Subsequent history: REVIEW GRANTED on 11/26/2019 with briefing deferred pending decision in People v. Kopp (2019) 38 Cal.App.5th 47, review granted 11/13/2019 (S257844/D072464) (see below for more information on Kopp).
Editor’s Note: This case is cited frequently.
A jury convicted Hicks of multiple felony and misdemeanor offenses and the trial court sentenced him to three years formal probation. He was ordered to pay a $40 court assessment (Pen. Code, § 1465.8, subd. (a)(1)), a $30 criminal conviction assessment (Gov. Code, § 70373), a $150 drug program fee (Health & Saf. Code, § 11372.7), and a $300 restitution fine (Pen. Code, § 1202.4) as a condition of his probation. The fines and fees were imposed prior to the Dueñas decision and Hicks did not object. On appeal, he relied on Dueñas to argue that imposition of the fine, fee, and assessments without first determining his present ability to pay violated his due process rights.
Holdings/Reasoning:
- The court disagreed with Dueñas’s analysis, concluded that Dueñas was wrongly decided, and rejected the Dueñas-based challenge presented in this appeal.
- To reach its holding, Dueñas wove together two distinct strands of due process precedent. One line of precedent reads due process to require courts to waive court costs and fees that would otherwise preclude criminal and civil litigants from prosecuting or defending lawsuits or from having an appellate court review the propriety of any judgment. A second line of precedent erects a due process-based bar to incarceration based on the failure to pay criminal penalties when that failure is due to a criminal defendant’s indigence rather than contumaciousness. After analyzing these lines of precedent, the Court of Appeal concluded that imposition of assessments, fines and fees at sentencing does not (1) interfere with defendant’s right to present a defense at trial or to challenge the trial court’s rulings on appeal, or (2) mandate instant incarceration and thus does not infringe on that fundamental liberty interest.

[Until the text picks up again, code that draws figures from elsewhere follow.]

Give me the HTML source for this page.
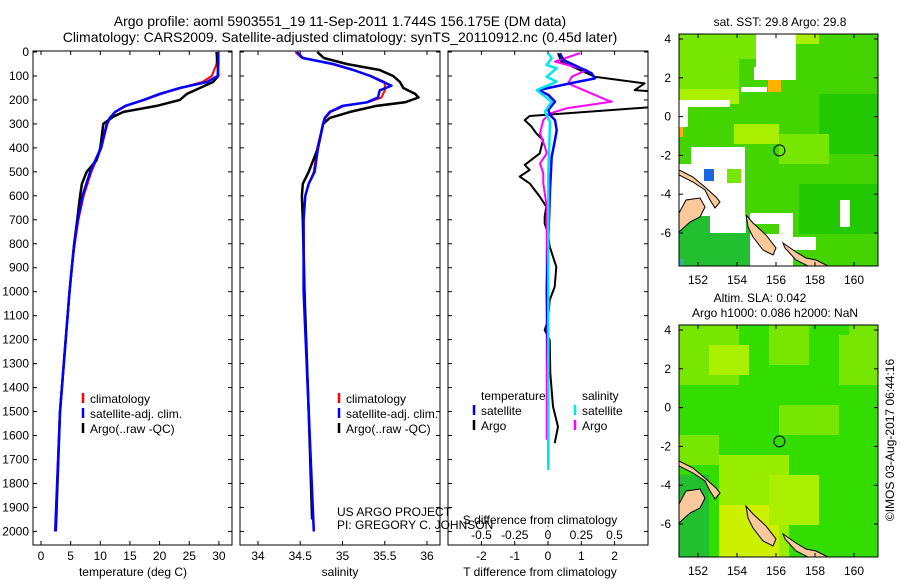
<!DOCTYPE html>
<html><head><meta charset="utf-8"><style>
body{margin:0;background:#fff;}
svg{display:block;font-family:"Liberation Sans",sans-serif;}
</style></head><body>
<svg id="c" width="900" height="580" viewBox="0 0 900 580">
<defs>
<clipPath id="cp1"><rect x="33" y="51" width="199" height="494"/></clipPath>
<clipPath id="cp2"><rect x="240" y="51" width="200" height="494"/></clipPath>
<clipPath id="cp3"><rect x="448" y="51" width="200" height="494"/></clipPath>
<clipPath id="cpm1"><rect x="679" y="34" width="199" height="232"/></clipPath>
<clipPath id="cpm2"><rect x="679" y="325" width="199" height="232"/></clipPath>
</defs>
<text x="340" y="26" font-size="14" text-anchor="middle">Argo profile: aoml 5903551_19 11-Sep-2011 1.744S 156.175E (DM data)</text>
<text x="340" y="42" font-size="14" text-anchor="middle">Climatology: CARS2009. Satellite-adjusted climatology: synTS_20110912.nc (0.45d later)</text>
<g id="p1"></g>
<g id="p2"></g>
<g id="p3"></g>
<g id="m1"></g>
<g id="m2"></g>
<text x="337" y="516" font-size="12">US ARGO PROJECT</text>
<text x="337" y="529" font-size="12">PI: GREGORY C. JOHNSON</text>
<text x="780" y="26" font-size="12" text-anchor="middle">sat. SST: 29.8 Argo: 29.8</text>
<text x="760" y="302" font-size="12" text-anchor="middle">Altim. SLA: 0.042</text>
<text x="775" y="317" font-size="12" text-anchor="middle">Argo h1000: 0.086 h2000: NaN</text>
<text x="0" y="0" font-size="12" text-anchor="middle" transform="translate(894,440) rotate(-90)">©IMOS 03-Aug-2017 06:44:16</text>
</svg>
<script>
// ---- data ----
const depthTicks=[0,100,200,300,400,500,600,700,800,900,1000,1100,1200,1300,1400,1500,1600,1700,1800,1900,2000];
const tTicks=[0,5,10,15,20,25,30];
const sTicks=[34,34.5,35,35.5,36];
const dtTicks=[-2,-1,0,1,2];
const dsTicks=[-0.5,-0.25,0,0.25,0.5];
const tArgoDepth=[0,50,100,125,150,175,200,225,250,270,300,400,450,500,550,600,700,800,900,1000,1500,2000];
const tArgo=[29.6,29.8,29.9,29.0,26.8,24.6,23.4,19.5,13.9,12.2,10.5,10.0,9.4,7.7,6.9,6.6,6.1,5.6,5.2,4.8,3.2,2.5];
const tClimDepth=[0,50,100,125,150,175,200,225,250,275,300,400,500,600,700,800,900,1000,1500,2000];
const tSat=[29.9,29.9,29.8,28.0,23.4,20.0,17.3,14.2,12.5,11.6,11.1,10.1,8.3,7.0,6.2,5.6,5.2,4.8,3.2,2.4];
const tClim=[29.7,29.6,28.8,27.2,23.6,20.3,17.5,14.4,12.6,11.7,11.2,10.2,8.5,7.2,6.3,5.7,5.2,4.8,3.2,2.4];
const sArgoDepth=[0,25,50,75,100,125,150,175,190,210,225,250,275,300,400,500,550,600,700,1000,1500,1950];
const sArgo=[34.70,34.78,35.05,35.44,35.60,35.68,35.72,35.86,35.90,35.74,35.40,35.09,34.85,34.77,34.71,34.60,34.53,34.52,34.53,34.55,34.60,34.64];
const sClimDepth=[0,25,50,75,100,125,140,160,190,210,225,250,275,300,400,500,550,600,700,1000,1500,2000];
const sSat=[34.46,34.53,34.89,35.13,35.33,35.48,35.58,35.44,35.42,35.29,35.00,34.85,34.79,34.77,34.71,34.67,34.60,34.56,34.54,34.54,34.60,34.66];
const sClim=[34.44,34.52,34.87,35.12,35.34,35.50,35.50,35.50,35.46,35.30,35.02,34.86,34.80,34.77,34.70,34.66,34.60,34.56,34.54,34.55,34.60,34.66];
const dtArgoDepth=[5,40,103,131,159,165,200,221,228,267,284,311,339,367,423,471,492,520,548,603,645,687,715,757,812,896,979,1035,1118,1160,1201,1340,1479,1563,1632];
const dtArgo=[0.3,0.4,1.4,2.9,2.6,3.2,3.5,3.5,3.3,-0.55,-0.7,-0.5,-0.35,-0.15,-0.25,-0.7,-0.55,-0.85,-0.55,-0.25,-0.05,-0.1,-0.1,0,0.05,0.25,0.2,0.05,0,-0.1,0.05,0.07,0.15,0.3,0.2];
const dtSatDepth=[5,33,89,110,131,159,179,207,242,263,284,326,367,437,576,785,993,1340,1730];
const dtSat=[0.36,0.46,1.31,1.41,0.66,-0.29,0.01,0.21,0.01,0.06,0.21,0.26,0.21,0.11,0.06,0.01,-0.04,0.01,0.01];
const dsSatDepth=[5,26,54,68,103,124,159,207,249,291,506,1744];
const dsSat=[0.002,0.028,-0.01,0.065,-0.01,0.065,-0.085,0.028,-0.023,0.015,0.002,0.002];
const dsArgoDepth=[5,40,75,103,131,200,207,235,256,284,339,395,423,465,506,548,645,923,1340,1618];
const dsArgo=[0.24,0.053,0.29,0.18,0.15,0.44,0.48,0.14,0.015,-0.035,-0.06,-0.023,-0.01,-0.06,-0.035,-0.035,-0.01,-0.01,-0.01,-0.01];

const NS="http://www.w3.org/2000/svg";
function mk(tag,attrs,parent,txt){const e=document.createElementNS(NS,tag);for(const k in attrs)e.setAttribute(k,attrs[k]);if(txt!==undefined)e.textContent=txt;parent.appendChild(e);return e;}
const Y=d=>52+d*0.2397;
const xT=v=>41+v*5.93;
const xS=v=>258+(v-34)*84.5;
const xDT=v=>548+v*33.3;
const xDS=v=>548+v*133;

function frame(g,x0,w,name){
  const r=mk('rect',{x:x0,y:51,width:w,height:494,fill:'none',stroke:'#000','stroke-width':1},g);
  
  
  depthTicks.forEach(d=>{mk('line',{x1:x0,x2:x0+4,y1:Y(d),y2:Y(d),stroke:'#000'},g);mk('line',{x1:x0+w-4,x2:x0+w,y1:Y(d),y2:Y(d),stroke:'#000'},g);});
}
function line(g,depths,vals,xf,color,w,clip,name,dash){
  const pts=depths.map((d,i)=>xf(vals[i]).toFixed(1)+','+Y(d).toFixed(1)).join(' ');
  const p=mk('polyline',{points:pts,fill:'none',stroke:color,'stroke-width':w,'clip-path':'url(#'+clip+')','stroke-linejoin':'round'},g);
  if(dash)p.setAttribute('stroke-dasharray',dash);
  
  
}
function xticks(g,ticks,xf,y,fmt){
  ticks.forEach(t=>{mk('line',{x1:xf(t),x2:xf(t),y1:545,y2:541,stroke:'#000'},g);mk('line',{x1:xf(t),x2:xf(t),y1:51,y2:55,stroke:'#000'},g);
    const e=mk('text',{x:xf(t),y:y,'font-size':12,'text-anchor':'middle'},g,fmt?fmt(t):String(t));
    
    });
}
function legend(g,x,y,items){
  items.forEach((it,i)=>{mk('line',{x1:x,x2:x,y1:y+i*15-10,y2:y+i*15,stroke:it[0],'stroke-width':2.5},g);
    const e=mk('text',{x:x+7,y:y+i*15,'font-size':12},g,it[1]);
    
    });
}
// panel 1
const p1=document.getElementById('p1');
frame(p1,33,199,'temperature');
depthTicks.forEach(d=>{const e=mk('text',{x:29,y:Y(d)+4,'font-size':12,'text-anchor':'end'},p1,String(d));
  
  });
xticks(p1,tTicks,xT,560);
const xl1=mk('text',{x:133,y:576,'font-size':12,'text-anchor':'middle'},p1,'temperature (deg C)');


line(p1,tClimDepth,tClim,xT,'#ff0000',2,'cp1','temperature-climatology-line');
line(p1,tArgoDepth,tArgo,xT,'#000',2.5,'cp1','temperature-argo-line');
line(p1,tClimDepth,tSat,xT,'#0000ff',2.5,'cp1','temperature-satellite-line');
legend(p1,83,403,[['#ff0000','climatology'],['#0000ff','satellite-adj. clim.'],['#000','Argo(..raw -QC)']]);
// panel 2
const p2=document.getElementById('p2');
frame(p2,240,200,'salinity');
xticks(p2,sTicks,xS,560);
const xl2=mk('text',{x:340,y:576,'font-size':12,'text-anchor':'middle'},p2,'salinity');


line(p2,sClimDepth,sClim,xS,'#ff0000',2,'cp2','salinity-climatology-line');
line(p2,sArgoDepth,sArgo,xS,'#000',2.5,'cp2','salinity-argo-line');
line(p2,sClimDepth,sSat,xS,'#0000ff',2.5,'cp2','salinity-satellite-line');
legend(p2,339,403,[['#ff0000','climatology'],['#0000ff','satellite-adj. clim.'],['#000','Argo(..raw -QC)']]);
// panel 3
const p3=document.getElementById('p3');
frame(p3,448,200,'difference');
xticks(p3,dtTicks,xDT,560);
dsTicks.forEach(t=>{const e=mk('text',{x:xDS(t),y:539,'font-size':12,'text-anchor':'middle'},p3,String(t));
  
  });
const sl=mk('text',{x:540,y:524,'font-size':12,'text-anchor':'middle'},p3,'S difference from climatology');


const tl=mk('text',{x:540,y:576,'font-size':12,'text-anchor':'middle'},p3,'T difference from climatology');


mk('line',{x1:548,x2:548,y1:Y(1960),y2:Y(2060),stroke:'#000','stroke-dasharray':'1,3'},p3);
line(p3,dtArgoDepth,dtArgo,xDT,'#000',2,'cp3','t-diff-argo-line');
line(p3,dsArgoDepth,dsArgo,xDS,'#ff00ff',2,'cp3','s-diff-argo-line');
line(p3,dtSatDepth,dtSat,xDT,'#0000ff',2.5,'cp3','t-diff-satellite-line');
line(p3,dsSatDepth,dsSat,xDS,'#00e5ee',2.5,'cp3','s-diff-satellite-line');
const lt=mk('text',{x:481,y:400,'font-size':12},p3,'temperature');


const ls=mk('text',{x:582,y:400,'font-size':12},p3,'salinity');


legend(p3,474,415,[['#0000ff','satellite'],['#000','Argo']]);
legend(p3,575,415,[['#00e5ee','satellite'],['#ff00ff','Argo']]);

// maps
const lonX=l=>698+(l-152)*19.5;
const lonTicks=[152,154,156,158,160];
const latTicks=[4,2,0,-2,-4,-6];
const land=[
 [[0,136],[14,143],[27,154],[37,163],[41,168],[36,174],[31,166],[26,156],[14,148],[0,141]],
 [[0,179],[7,166],[21,164],[26,173],[21,183],[11,188],[0,198]],
 [[67,181],[74,189],[87,201],[97,214],[94,221],[84,216],[74,203],[69,193]],
 [[104,209],[117,218],[127,224],[137,226],[151,233],[131,233],[117,226],[106,214]]
];
function map(g,top,clip,patches){
  const latY=l=>top+5+(4-l)*19.4;
  const cg=mk('g',{'clip-path':'url(#'+clip+')'},g);
  patches.forEach(p=>mk('rect',{x:679+p[0],y:top+p[1],width:p[2]-p[0],height:p[3]-p[1],fill:p[4]},cg));
  land.forEach(poly=>{const e=mk('polygon',{points:poly.map(p=>(679+p[0])+','+(top+p[1])).join(' '),fill:'#f9c89b',stroke:'#000','stroke-width':1},cg);
    
    });
  const c=mk('circle',{cx:lonX(156.175),cy:latY(-1.744),r:5.5,fill:'none',stroke:'#000','stroke-width':1},g);
  
  
  mk('rect',{x:679,y:top,width:199,height:232,fill:'none',stroke:'#000'},g);
  lonTicks.forEach(l=>{mk('line',{x1:lonX(l),x2:lonX(l),y1:top,y2:top+4,stroke:'#000'},g);mk('line',{x1:lonX(l),x2:lonX(l),y1:top+232,y2:top+228,stroke:'#000'},g);
    const e=mk('text',{x:lonX(l),y:top+250,'font-size':12,'text-anchor':'middle'},g,String(l));
    
    });
  latTicks.forEach(l=>{mk('line',{x1:679,x2:683,y1:latY(l),y2:latY(l),stroke:'#000'},g);mk('line',{x1:874,x2:878,y1:latY(l),y2:latY(l),stroke:'#000'},g);
    const e=mk('text',{x:671,y:latY(l)+4,'font-size':12,'text-anchor':'end'},g,String(l));
    
    });
}
const G='#44d400',L='#77e600',Y2='#aaee00',D='#22c800';
map(document.getElementById('m1'),34,'cpm1',[
 [0,0,199,232,G],[0,0,77,25,L],[0,25,60,60,L],[115,0,140,10,Y2],[0,55,60,70,Y2],[55,90,100,110,Y2],[140,60,199,120,D],[100,100,150,130,L],
 [120,150,199,200,D],[0,182,71,232,'#22c030'],[0,225,5,232,'#30b0a0'],
 [77,0,117,33,'#fff'],[75,33,117,46,'#fff'],[62,53,88,58,'#fff'],[89,46,102,58,'#ffb000'],
 [0,66,51,73,'#fff'],[0,73,9,93,'#fff'],[0,93,4,103,'#ffb000'],
 [0,113,66,182,'#fff'],[0,113,12,130,G],[48,135,62,149,L],[25,135,35,147,'#1a66dd'],[31,179,67,199,'#fff'],
 [71,179,114,232,'#fff'],[71,190,100,200,G],[114,203,137,216,'#fff'],[161,166,171,193,'#fff']
]);
map(document.getElementById('m2'),325,'cpm2',[
 [0,0,199,232,'#33dd00'],[0,0,60,60,L],[30,20,70,50,Y2],[90,0,130,40,L],[160,10,199,60,L],[100,80,160,110,L],
 [0,110,40,140,L],[40,130,110,232,'#99ee00'],[40,180,100,232,'#ccf000'],[90,150,150,200,Y2],[0,150,30,232,'#22c030'],
 [140,130,199,232,'#33dd00'],[170,0,199,40,'#77e600']
]);
</script>
</body></html>
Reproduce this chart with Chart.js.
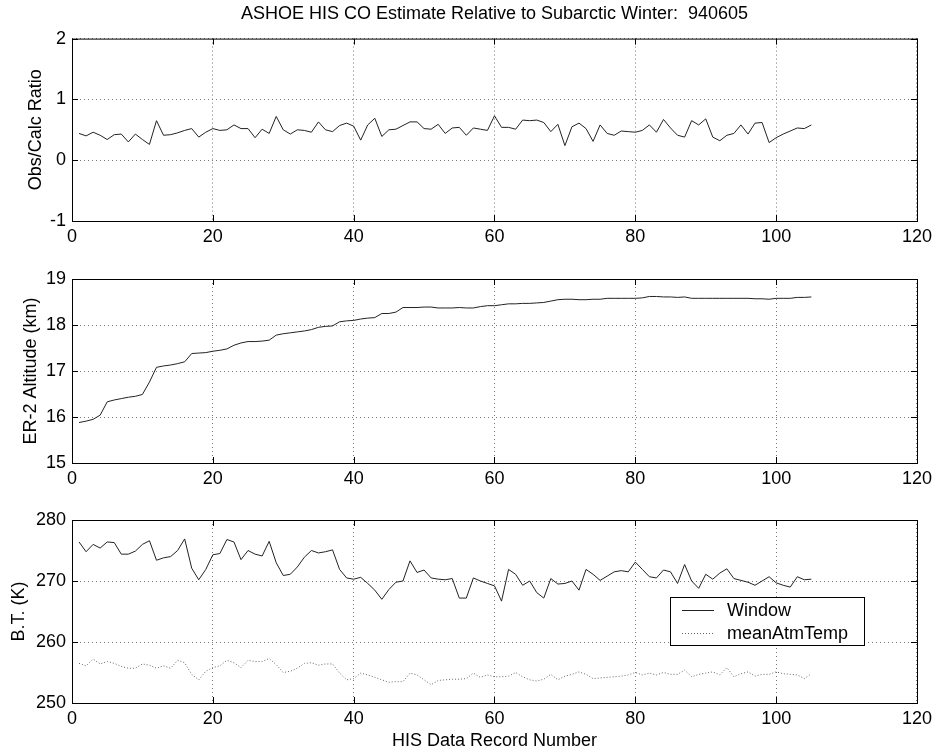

- Dueñas announced a principle inconsistent with due process. By adopting an across-the-board prohibition on the very imposition of assessments and fines on indigent defendants, Dueñas prohibits a practice that the California Supreme Court sanctioned in In re Antazo (1970) 3 Cal.3d 100 (albeit under a different constitutional provision), and mandates the type of “inverse discrimination” against non-indigent defendants condemned by the U.S. Supreme Court in both Bearden v. Georgia (1983) 461 U.S. 660 and Williams v. Illinois (1970) 399 U.S. 235.
- By prohibiting the imposition of any assessment, fines, or fees at the outset of the probationary period, Dueñas is inconsistent with the purposes and operation of probation. The chief purpose of probation is to rehabilitate and reintegrate a defendant into the community and one way to achieve this purpose is to require the defendant-probationer to make an effort to repay his debt to society during the period of probation.
- The statute authorizing the drug program fee permits a defendant to object to its imposition based on his inability to pay (Health & Saf. Code, § 11372.7, subd. (b)). Because Hicks failed to so object, he forfeited his right to object on appeal.
- The court also corrected the trial court’s error in failing to impose the $70 in assessments as to each count. As corrected, Hicks was obligated to pay $280 in assessments.